Briefly, to sum up, there remains only to quote the words of Father Lloyd P. McDonald, Provincial Superior of the United States: “He was a true Sulpician through his love for the priesthood and through his affection for the seminarians entrusted to his care. His devotedness to his penitents was stamped with the coin of an informed spiritual prudence. Priests who had been under his direction as seminarians kept their affection for him and held him in high esteem.”

You can well imagine that such a confrere was a real treasure for the American province and for the whole Society. However, it was foreseen that the eminent service he was rendering to us would hardly go on for long. For the last three years of his life, one had the impression that he was running down. From the beginning of 1949, he had to have long stays in the hospital. On July 27th he went back there, and it turned out to be the point of no return. The hospital was that of St. Agnes, run by the Sisters of Charity. Located not far from St. Charles College, Father Dyer was taken care of there with perfect devotion. Up to the end he was allowed to have visits from his confreres. He calmly gave his soul to God last September 30th.

His funeral was held in the chapel of St. Charles with a large crowd of priests and laity in attendance.
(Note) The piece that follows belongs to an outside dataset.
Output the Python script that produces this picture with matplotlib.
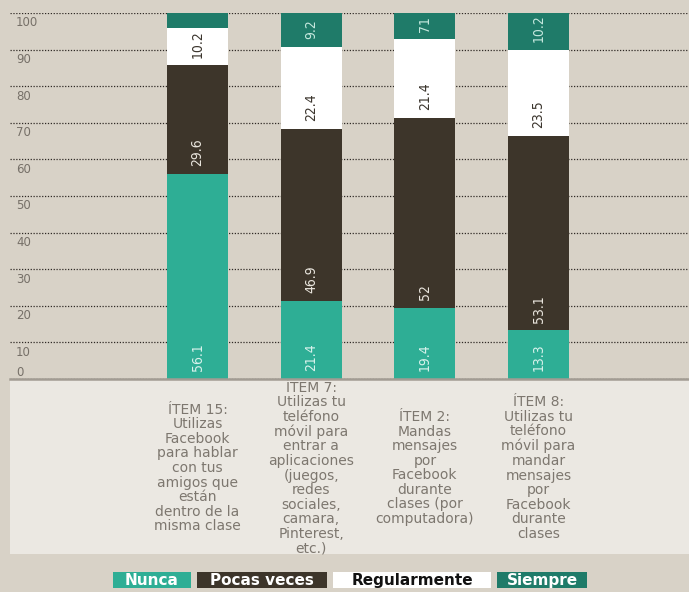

His Grace, Archbishop Francis P. Keough of Baltimore, sang the Pontifical Mass and gave the absolution. After that, Father Dyer’s body was buried in the little Sulpician cemetery at St. Charles, near confreres whom he had known and loved.

We ask his dear mother to accept our prayerful condolences, and we promise her to pray for her and her son, who has preceded her to God.

Please accept, Fathers and dear confreres, the expression of my fraternal affection in Our Lord.